In all, the FBI, a State Department panel, the Senate Homeland Security Committee and the Senate Intel Committee each ran their own, mostly fair probes. The five House committees—led by Republicans—got their bite, too. Still not satisfied, Republicans launched their own special committee—the United States House Select Committee on Events Surrounding the 2012 Terrorist Attack in Benghazi—to take one more crack at proving Clinton’s culpability.
In the end, Clinton wouldn’t become President, former UN Ambassador Susan Rice won’t become Secretary of State and there’s a swath of Americans who still believe Barack Obama pulled a major fast-one over on the public about Islamic terrorism. The Republican noise machine worked.
That brings us back to current events. House Speaker Nancy Pelosi had sought to name a non-partisan, apolitical special commission to investigate what happened on Jan. 6 at the Capitol, similar to the body that was set up after the Sept. 11, 2001, terrorist attacks. An astonishingly large number of Republicans—35—joined Democrats to create the panel in the House, but it failed in the Senate because only six Republicans voted in favor of it.
Having come up short, Pelosi’s backup option was to set up the House Select Committee to Investigate the January 6th Attack on the United States Capitol, to be comprised of 13 members. Pelosi has named her eight: seven Democrats and Republican Rep. Liz Cheney, who lost her leadership post for not buying the Big Lie that Trump was actually the winner in 2020. Pelosi has veto power over any of Republicans’ five remaining picks, which moves the committee into a partisan bullseye as the committee looks to have a 7-6 Democratic tilt.
And in this, House Minority Leader McCarthy has Benghazi as a reference point. Republicans had so tainted themselves in partisanship with Benghazi that they dropped all pretense of actually believing they were uncovering relevant facts. McCarthy understands that if he sends conspiracy theorists to Pelosi, she will surely reject them and give Republicans yet another grievance to fly high and loudly on Fox News. If he doesn’t send anyone—as Pelosi herself considered briefly during Benghazi—it is a unilateral signal that the panel doesn’t matter.

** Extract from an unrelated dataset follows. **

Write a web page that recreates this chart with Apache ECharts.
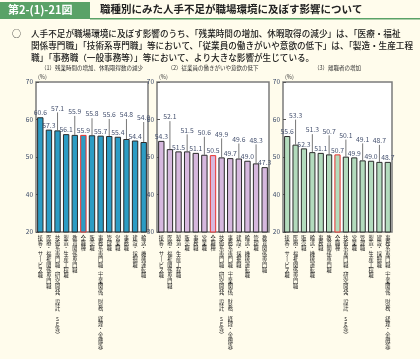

So what McCarthy may end up doing is following Pelosi’s example on Benghazi and send a professional but loyal member of the party. Doing so shows he recognizes the threat the committee poses to Trump, who remains the most powerful figure in the Republican Party and the frontrunner for the GOP nomination in 2024. Without Trump, McCarthy’s dreams of becoming Speaker after the 2022 midterms are moot. Pelosi sent Rep. Elijah Cummings to hold steady when Republicans veered wildly during Benghazi. McCarthy could find a comparable figure in a hard-nosed opposition leader like Jim Jordan or Elise Stefanik, who could prove reliable objectors.
Republicans in the lead-up to 2016 gave Americans a masterclass in how to conduct an investigation primed for political exploitation. Now, they’re going to try to convince Americans that Democrats are doing it themselves. The GOP chose to drive the Jan. 6 probe squarely into political territory by spiking an apolitical commission. Washington now faces the choice if its leaders are going to give the Republicans the tainted outcome they seem to chase.